▶ _A run of records_
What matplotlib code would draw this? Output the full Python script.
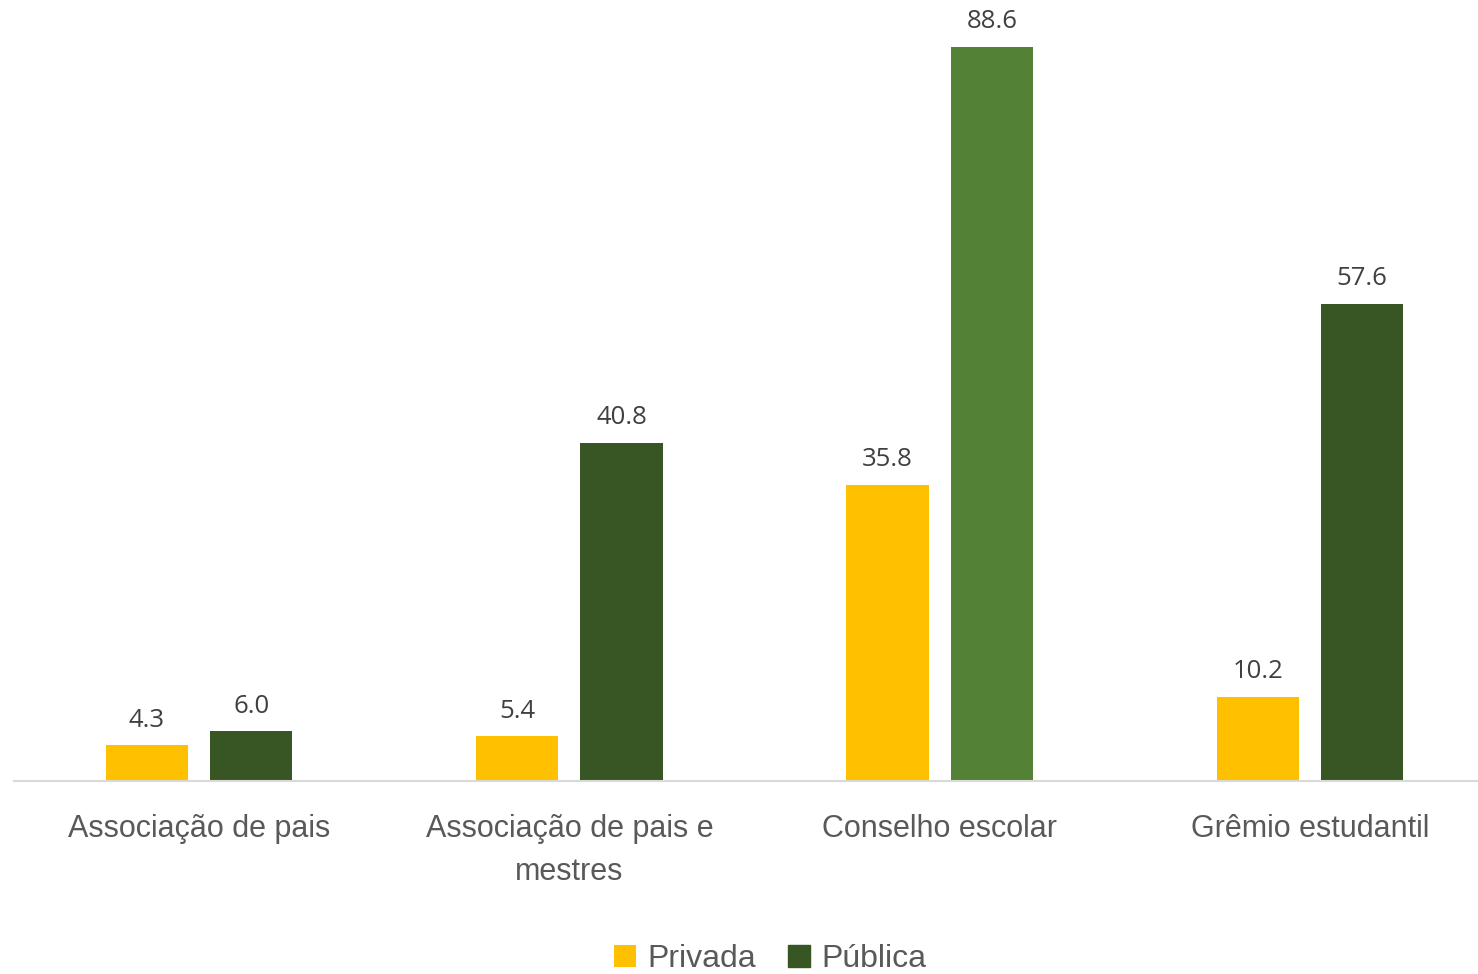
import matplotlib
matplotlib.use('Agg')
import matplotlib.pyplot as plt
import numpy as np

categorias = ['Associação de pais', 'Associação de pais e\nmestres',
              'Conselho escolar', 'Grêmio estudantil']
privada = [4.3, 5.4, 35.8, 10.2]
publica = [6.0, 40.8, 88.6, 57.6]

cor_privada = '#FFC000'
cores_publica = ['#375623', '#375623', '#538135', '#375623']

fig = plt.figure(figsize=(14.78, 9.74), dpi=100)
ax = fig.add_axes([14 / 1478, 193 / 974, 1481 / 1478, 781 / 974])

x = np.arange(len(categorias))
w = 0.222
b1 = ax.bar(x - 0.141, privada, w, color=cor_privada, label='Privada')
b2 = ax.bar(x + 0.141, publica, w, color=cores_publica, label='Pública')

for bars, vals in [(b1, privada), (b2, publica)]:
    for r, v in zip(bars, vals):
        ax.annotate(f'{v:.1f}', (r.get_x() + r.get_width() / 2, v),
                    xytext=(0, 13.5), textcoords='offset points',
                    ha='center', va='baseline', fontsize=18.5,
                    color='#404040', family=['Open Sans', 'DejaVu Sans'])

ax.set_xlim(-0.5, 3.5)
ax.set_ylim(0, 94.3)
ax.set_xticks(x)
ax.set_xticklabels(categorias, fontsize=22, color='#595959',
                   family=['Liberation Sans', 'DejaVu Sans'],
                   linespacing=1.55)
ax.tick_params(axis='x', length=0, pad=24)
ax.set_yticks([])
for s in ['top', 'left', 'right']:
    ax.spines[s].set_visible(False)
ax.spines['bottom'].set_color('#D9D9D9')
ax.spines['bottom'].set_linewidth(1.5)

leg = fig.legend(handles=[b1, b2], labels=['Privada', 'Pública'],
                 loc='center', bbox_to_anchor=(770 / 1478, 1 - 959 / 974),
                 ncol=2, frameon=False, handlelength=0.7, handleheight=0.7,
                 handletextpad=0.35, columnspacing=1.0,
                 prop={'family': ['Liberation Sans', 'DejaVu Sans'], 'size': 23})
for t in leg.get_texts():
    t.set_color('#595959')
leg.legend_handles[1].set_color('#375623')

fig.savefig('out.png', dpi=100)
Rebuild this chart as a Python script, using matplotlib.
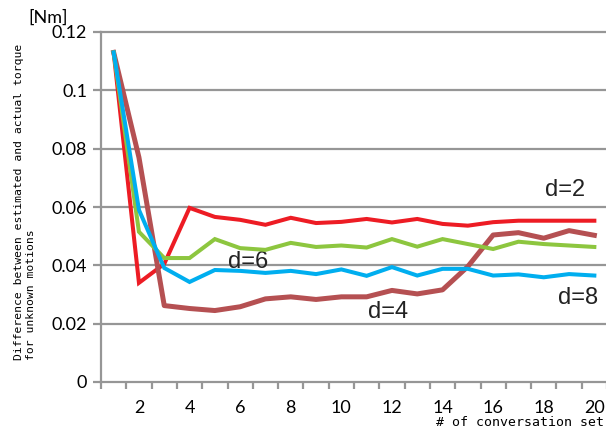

▶ _TASK TO COMPLETE_
Your task is to return the entries above exactly, with no pictures.

▶ _EXERCISE RESULT_
What matplotlib code would draw this? Output the full Python script.
import matplotlib
matplotlib.use('Agg')
import matplotlib.pyplot as plt
import numpy as np

categorias = ['Associação de pais', 'Associação de pais e\nmestres',
              'Conselho escolar', 'Grêmio estudantil']
privada = [4.3, 5.4, 35.8, 10.2]
publica = [6.0, 40.8, 88.6, 57.6]

cor_privada = '#FFC000'
cores_publica = ['#375623', '#375623', '#538135', '#375623']

fig = plt.figure(figsize=(14.78, 9.74), dpi=100)
ax = fig.add_axes([14 / 1478, 193 / 974, 1481 / 1478, 781 / 974])

x = np.arange(len(categorias))
w = 0.222
b1 = ax.bar(x - 0.141, privada, w, color=cor_privada, label='Privada')
b2 = ax.bar(x + 0.141, publica, w, color=cores_publica, label='Pública')

for bars, vals in [(b1, privada), (b2, publica)]:
    for r, v in zip(bars, vals):
        ax.annotate(f'{v:.1f}', (r.get_x() + r.get_width() / 2, v),
                    xytext=(0, 13.5), textcoords='offset points',
                    ha='center', va='baseline', fontsize=18.5,
                    color='#404040', family=['Open Sans', 'DejaVu Sans'])

ax.set_xlim(-0.5, 3.5)
ax.set_ylim(0, 94.3)
ax.set_xticks(x)
ax.set_xticklabels(categorias, fontsize=22, color='#595959',
                   family=['Liberation Sans', 'DejaVu Sans'],
                   linespacing=1.55)
ax.tick_params(axis='x', length=0, pad=24)
ax.set_yticks([])
for s in ['top', 'left', 'right']:
    ax.spines[s].set_visible(False)
ax.spines['bottom'].set_color('#D9D9D9')
ax.spines['bottom'].set_linewidth(1.5)

leg = fig.legend(handles=[b1, b2], labels=['Privada', 'Pública'],
                 loc='center', bbox_to_anchor=(770 / 1478, 1 - 959 / 974),
                 ncol=2, frameon=False, handlelength=0.7, handleheight=0.7,
                 handletextpad=0.35, columnspacing=1.0,
                 prop={'family': ['Liberation Sans', 'DejaVu Sans'], 'size': 23})
for t in leg.get_texts():
    t.set_color('#595959')
leg.legend_handles[1].set_color('#375623')

fig.savefig('out.png', dpi=100)
Rebuild this chart as a Python script, using matplotlib.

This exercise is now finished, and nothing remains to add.